Workflow Team Meeting - Feb 4 4PM CERN, 9 FNAL time

Vidyo Link

Attending

  • FNAL: Jen, Jorge, Gaston, Matteo
  • US:
  • CERN : Alan, Paola, JeanRoch, Dima

Personnel

  • Rokas - new site support team member
  • New Julian starting Feb 1 - Paola
  • JR in Zurich Feb 18-20
  • Jen to CERN Feb 29-March 4 - tickets are booked!
  • Possible training sessions Feb 8-12 - ND student Alison, Matteo, Paola
    • Paola waiting on FNAL accounts, problems with grid certs - Alan will help

News - Dima

  • Nothing major coming up
  • Amazon news - we have our first workflow through! We need to make the datasets available now.
    • not all the scripts are being maintained in github so not sure if the scripts Dave found on Github to publish still work.

3 top issues effecting production

  • ReReco WF's that have 0 failures but only 99% complete
    • do we know why this is happening? is the workflow being launched before all the lumi's are in place?
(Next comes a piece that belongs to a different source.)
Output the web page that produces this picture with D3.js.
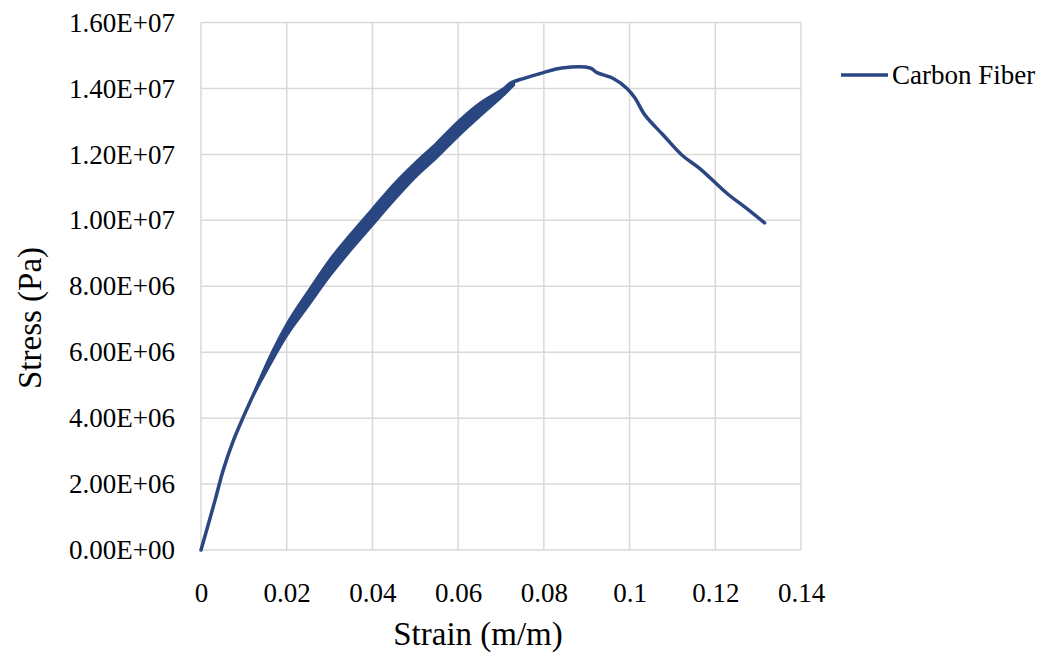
<!DOCTYPE html>
<html lang="en">
<head>
<meta charset="UTF-8">
<title>Stress vs Strain</title>
<style>
  body { margin: 0; background: #fff; }
  svg, svg text { font-family: "Liberation Serif", "Times New Roman", serif; }
  .grid line { stroke: #d9d9d9; stroke-width: 1.5px; }
  .tick text { fill: #000; font-size: 27px; font-family: "Liberation Serif", "Times New Roman", serif; }
</style>
</head>
<body>
<svg id="chart" width="1059" height="655"></svg>
<script src="https://d3js.org/d3.v7.min.js"></script>
<script>
// data
var seriesName = "Carbon Fiber";
var strain = [0, 0.0033, 0.0052, 0.0075, 0.0099, 0.0122, 0.0142, 0.0177, 0.0208, 0.0262, 0.0309,
  0.0363, 0.0398, 0.0441, 0.0503, 0.0558, 0.06, 0.065, 0.0698, 0.0721, 0.0752, 0.0799, 0.0842,
  0.0908, 0.0924, 0.0962, 0.0994, 0.1013, 0.1036, 0.1079, 0.1122, 0.1164, 0.1227, 0.1273, 0.1315];
var stress = [0, 1.52e6, 2.43e6, 3.3e6, 4.04e6, 4.7e6, 5.25e6, 6.06e6, 6.77e6, 7.78e6, 8.6e6,
  9.5e6, 1.01e7, 1.08e7, 1.157e7, 1.213e7, 1.283e7, 1.335e7, 1.385e7, 1.415e7, 1.43e7, 1.448e7, 1.462e7,
  1.462e7, 1.448e7, 1.43e7, 1.40e7, 1.37e7, 1.319e7, 1.258e7, 1.198e7, 1.157e7, 1.082e7, 1.036e7, 9.92e6];
// scatter of the noisy measurements (lower / upper edge of the thick part)
var bandStrain = [0.0122, 0.0142, 0.02, 0.025, 0.03, 0.035, 0.04, 0.045, 0.05, 0.055, 0.06, 0.065, 0.07, 0.073];
var bandLow = [4.7e6, 5.17e6, 6.5e6, 7.4e6, 8.3e6, 9.1e6, 9.85e6, 1.06e7, 1.13e7, 1.19e7, 1.255e7, 1.315e7, 1.372e7, 1.41e7];
var bandHigh = [4.7e6, 5.33e6, 6.85e6, 7.85e6, 8.8e6, 9.6e6, 1.035e7, 1.11e7, 1.175e7, 1.235e7, 1.3e7, 1.355e7, 1.395e7, 1.42e7];
var xTicks = [0, 0.02, 0.04, 0.06, 0.08, 0.1, 0.12, 0.14];
var yTicks = [0, 2e6, 4e6, 6e6, 8e6, 1e7, 1.2e7, 1.4e7, 1.6e7];

var color = "#2a4782";

var svg = d3.select("#chart"),
    margin = { top: 22.5, left: 201, right: 258, bottom: 105 },
    width = 1059 - margin.left - margin.right,
    height = 655 - margin.top - margin.bottom,
    g = svg.append("g").attr("transform", "translate(" + margin.left + "," + margin.top + ")");

var x = d3.scaleLinear().domain([0, 0.14]).range([0, width]),
    y = d3.scaleLinear().domain([0, 1.6e7]).range([height, 0]);

// gridlines
g.append("g").attr("class", "grid")
  .selectAll("line").data(yTicks).enter().append("line")
  .attr("x1", 0).attr("x2", width)
  .attr("y1", function(d) { return y(d); }).attr("y2", function(d) { return y(d); });
g.append("g").attr("class", "grid")
  .selectAll("line").data(xTicks).enter().append("line")
  .attr("y1", 0).attr("y2", height)
  .attr("x1", function(d) { return x(d); }).attr("x2", function(d) { return x(d); });

// axes (text only)
var xAxis = g.append("g")
  .attr("transform", "translate(0," + height + ")")
  .call(d3.axisBottom(x).tickValues(xTicks).tickSize(0).tickPadding(33)
    .tickFormat(function(d) { return d === 0 ? "0" : d3.format("")(+d.toFixed(2)); }));
xAxis.select(".domain").remove();
xAxis.attr("font-family", null).attr("font-size", null);

var yAxis = g.append("g")
  .call(d3.axisLeft(y).tickValues(yTicks).tickSize(0).tickPadding(26)
    .tickFormat(function(d) {
      var e = d === 0 ? 0 : Math.floor(Math.log10(d));
      var m = d === 0 ? 0 : d / Math.pow(10, e);
      return m.toFixed(2) + "E+" + (e < 10 ? "0" : "") + e;
    }));
yAxis.select(".domain").remove();
yAxis.attr("font-family", null).attr("font-size", null);

// noisy band
var band = bandStrain.map(function(s, i) { return { s: s, lo: bandLow[i], hi: bandHigh[i] }; });
g.append("path")
  .datum(band)
  .attr("fill", color)
  .attr("stroke", color)
  .attr("stroke-width", 2.5)
  .attr("d", d3.area().curve(d3.curveMonotoneX)
    .x(function(d) { return x(d.s); })
    .y0(function(d) { return y(d.lo); })
    .y1(function(d) { return y(d.hi); }));

// main curve
var pts = strain.map(function(s, i) { return { s: s, v: stress[i] }; });
g.append("path")
  .datum(pts)
  .attr("fill", "none")
  .attr("stroke", color)
  .attr("stroke-width", 3.5)
  .attr("stroke-linejoin", "round")
  .attr("stroke-linecap", "round")
  .attr("d", d3.line().curve(d3.curveCatmullRom)
    .x(function(d) { return x(d.s); })
    .y(function(d) { return y(d.v); }));

// axis titles
svg.append("text")
  .attr("x", 478).attr("y", 645)
  .attr("text-anchor", "middle")
  .style("font-size", "33px")
  .text("Strain (m/m)");

svg.append("text")
  .attr("transform", "translate(41,318) rotate(-90)")
  .attr("text-anchor", "middle")
  .style("font-size", "33px")
  .text("Stress (Pa)");

// legend
var leg = svg.append("g").attr("transform", "translate(841,75)");
leg.append("line").attr("x1", 0).attr("x2", 47).attr("y1", 0).attr("y2", 0)
  .attr("stroke", color).attr("stroke-width", 3.5);
leg.append("text").attr("x", 51).attr("y", 9)
  .style("font-size", "27px")
  .text(seriesName);
</script>
</body>
</html>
If not.. just wait the little extra time it takes to have all the data in place to submit. yes it may cause an extra couple hours delay at the onset but it will save us days of recovery time!
    • example: fabozzi_Run2015A-HINMuon-boff-27Jan2016_763p2_160128_143210_5683
    • all failures were log collect or cleanup - but 99.7% recovery
    • Created JSON recovery-0-fabozzi_Run2015A-HINMuon-boff-27Jan2016_763p2_.json for recovery of ['/HINMuon/Run2015A-27Jan2016-v1/MINIAOD']
    • This will recover 1 lumis in 1 files
    • Created JSON recovery-1-fabozzi_Run2015A-HINMuon-boff-27Jan2016_763p2_.json for recovery of ['/HINMuon/Run2015A-27Jan2016-v1/DQMIO']
    • This will recover 1 lumis in 1 files
    • Created JSON recovery-2-fabozzi_Run2015A-HINMuon-boff-27Jan2016_763p2_.json for recovery of ['/HINMuon/Run2015A-27Jan2016-v1/AOD']
    • This will recover 3 lumis in 3 files

  • (JR) "file mismatch" https://cms-logbook.cern.ch/elog/Workflow+processing/23012 what/who should do something : holding several workflows from announcement. * Jorge is going to look into this - files were there the dbs injector didn't like them * check which blocks is missing
  • (JR) "duplicates" https://cms-logbook.cern.ch/elog/Workflow+processing/23006 what/who should do something : holding the second oldest DR.
  • (JR) non runnable ACDC (GQ location not in the site whitelist) creating tails, is that solved to not get anymore of those : many aborted to let go of workflow above 95%.
  • (JR) AcqEra=None ACDC creating a mess of output, creating tails is that solved to no get anymore of those, do we have a GH issue to fix this.
  • (JR) long acquired ACDC, even with very high priority https://cms-logbook.cern.ch/elog/Workflow+processing/23014 creating tails, what can be the reason (GQ is intersecting site whitelist, and site is not in drain)
  • (JR) are there any recent ACDC that can be automatized ?
    • (JR) Where does one retrieve the sites that created the error programmatically (wmstats doc?) so that it can be automatically checked with drain status => for reject and clone.
    • any other source of failure recently ?

Site support - Gaston

  • T2_BR_UERJ is not failing since 02/02, currently 184 successful jobs.
  • T2_CH_CSCS: 87.28% success since 02/02. I will check the failed jobs to see the reasons why they are failing.
  • T2_PK_NCP: 88.7 % success since yesteraday.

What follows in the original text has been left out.